There is apparently a very simple workaround. The spawn-persistent-vat function admits on optional parameter #:persist-on; if this is changed from the default 'churn to something else, then the vat changes are not stored at each churn. In effect, the vat is only stored once in the beginning, and keeps an empty client list forever. This is actually exactly what we need, an empty client list at each restart of the server. So we end up with the following server.scm:

(use-modules (srfi srfi-1)
             (srfi srfi-26)
             (goblins)
             (goblins actor-lib cell)
             (goblins actor-lib joiners)
             (goblins actor-lib methods)
             (goblins ocapn ids)
             (goblins ocapn captp)
             (goblins ocapn netlayer tcp-tls)
             (goblins persistence-store syrup)
             (goblins vat))

(define persistence-vat (spawn-vat))
(define persistence-registry
  (with-vat persistence-vat
    (spawn ^persistence-registry)))

(define-values (net capn)
  (spawn-persistent-vat
    (make-persistence-env #:extends (list captp-env tcp-tls-netlayer-env))
    (lambda ()
      (spawn-mycapn (spawn ^tcp-tls-netlayer "localhost")))
    (make-syrup-store "ocapn.syrup")
    #:persistence-registry persistence-registry))

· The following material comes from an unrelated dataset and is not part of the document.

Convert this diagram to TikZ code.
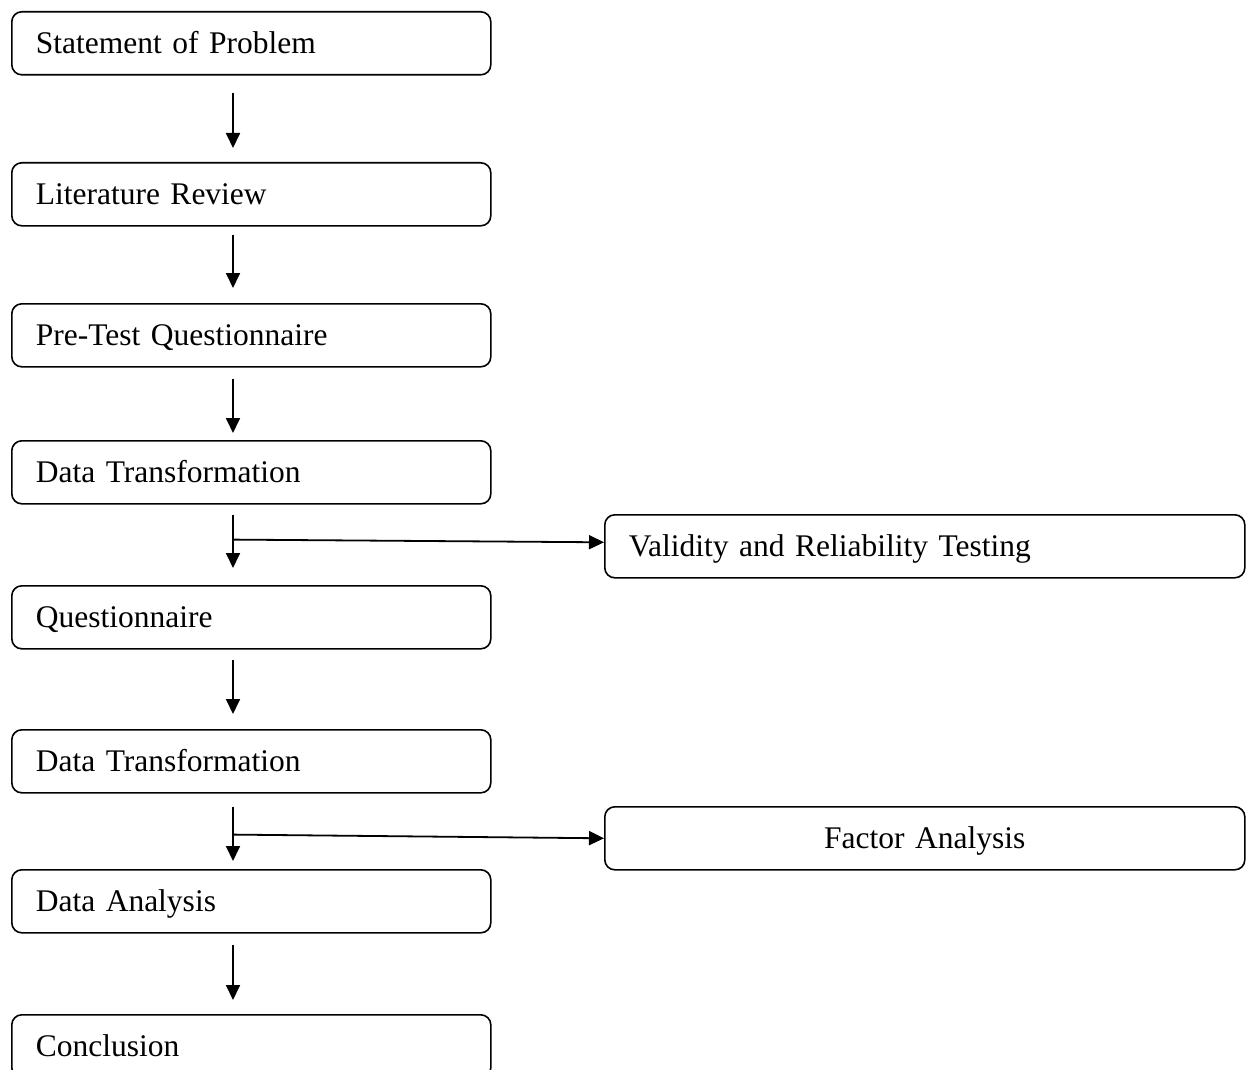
\documentclass[tikz,border=0pt]{standalone}
\usepackage{fontspec}
\setmainfont{Liberation Serif}
\usetikzlibrary{arrows.meta,calc}
\begin{document}
\begin{tikzpicture}[x=1pt,y=1pt,
  lbox/.style={draw,line width=1.6pt,rounded corners=10pt,anchor=north west,
    text width=431pt,inner xsep=24pt,inner ysep=0pt,minimum height=63pt,align=left,
    font=\fontsize{31.5}{38}\selectfont,text height=24pt,text depth=4pt},
  rbox/.style={lbox,text width=592pt},
  arr/.style={line width=1.8pt,-{Triangle[length=15pt,width=14pt]}}]
\clip (0,0) rectangle (1253,-1070);
\node[lbox] (b1) at (11,-11) {Statement of Problem};
\node[lbox] (b2) at (11,-162) {Literature Review};
\node[lbox] (b3) at (11,-303) {Pre-Test Questionnaire};
\node[lbox] (b4) at (11,-440) {Data Transformation};
\node[lbox] (b5) at (11,-585) {Questionnaire};
\node[lbox] (b6) at (11,-729) {Data Transformation};
\node[lbox] (b7) at (11,-869) {Data Analysis};
\node[lbox] (b8) at (11,-1014) {Conclusion};
\node[rbox] (v) at (604,-514) {Validity and Reliability Testing};
\node[rbox,align=center] (f) at (604,-806) {Factor Analysis};
\draw[arr] ($(b1.south west)+(222,-17)$) -- ($(b2.north west)+(222,14)$);
\draw[arr] ($(b2.south west)+(222,-8)$) -- ($(b3.north west)+(222,15)$);
\draw[arr] ($(b3.south west)+(222,-11)$) -- ($(b4.north west)+(222,7)$);
\draw[arr] ($(b4.south west)+(222,-10)$) -- ($(b5.north west)+(222,17)$);
\draw[arr] ($(b5.south west)+(222,-10)$) -- ($(b6.north west)+(222,15)$);
\draw[arr] ($(b6.south west)+(222,-13)$) -- ($(b7.north west)+(222,8)$);
\draw[arr] ($(b7.south west)+(222,-11)$) -- ($(b8.north west)+(222,14)$);
\coordinate (s1) at ($(b4.south west)+(222,-35)$);
\coordinate (s2) at ($(b6.south west)+(222,-41)$);
\draw[arr] (s1) -- ($(v.west)+(0,4)$);
\draw[arr] (s2) -- ($(f.west)+(0,0)$);
\end{tikzpicture}
\end{document}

(define (print-id prefix id)
  (with-vat net
    (on id
      (lambda (sref)
        (format #t "~a ~a\n"
                   prefix (ocapn-id->string sref))))))

(define-actor (^registry bcom clients)
  (lambda (client name)
    ($ clients (cons client ($ clients)))
    (format #t "Registered ~a\n" name)))

(define-values (vat clients registry)
  (spawn-persistent-vat
    (make-persistence-env
      (list (list '((registry) ^registry) ^registry))
      #:extends cell-env)
    (lambda ()
      (let ((clients (spawn ^cell '())))
        (values
          clients
          (spawn ^registry clients))))
    (make-syrup-store "registry.syrup")
    #:persist-on #f
    #:persistence-registry persistence-registry))

(let ((id (with-vat net ($ capn 'register registry 'tcp-tls))))
  (print-id "Server ID" id))

(while (not (eq? (length (with-vat vat ($ clients))) 2))
       (sleep 1))

(define v '(1 2 3 4 5))
(with-vat vat
  (while (< (length ($ clients)) (length v))
     (let ((c ($ clients)))
       ($ clients (append c c)))))
(with-vat vat
  (on (all-of* (map (cut <- <> 'square <>) ($ clients) v))
      (lambda (res)
        (format #t "~a\n" (sqrt (fold + 0 res)))
        (map (cut <- <> 'finish) (delete-duplicates ($ clients))))))

(sleep 10)

It may be prudent now to remove all .syrup files from previous failed attempts. Running a server and two client scripts computes the desired result as before. But now one notices that upon restarting the server script, it prints the exact same ocapn ID as before. So the clients can also be restarted with the exact same commands, and no more copy-pasting is needed.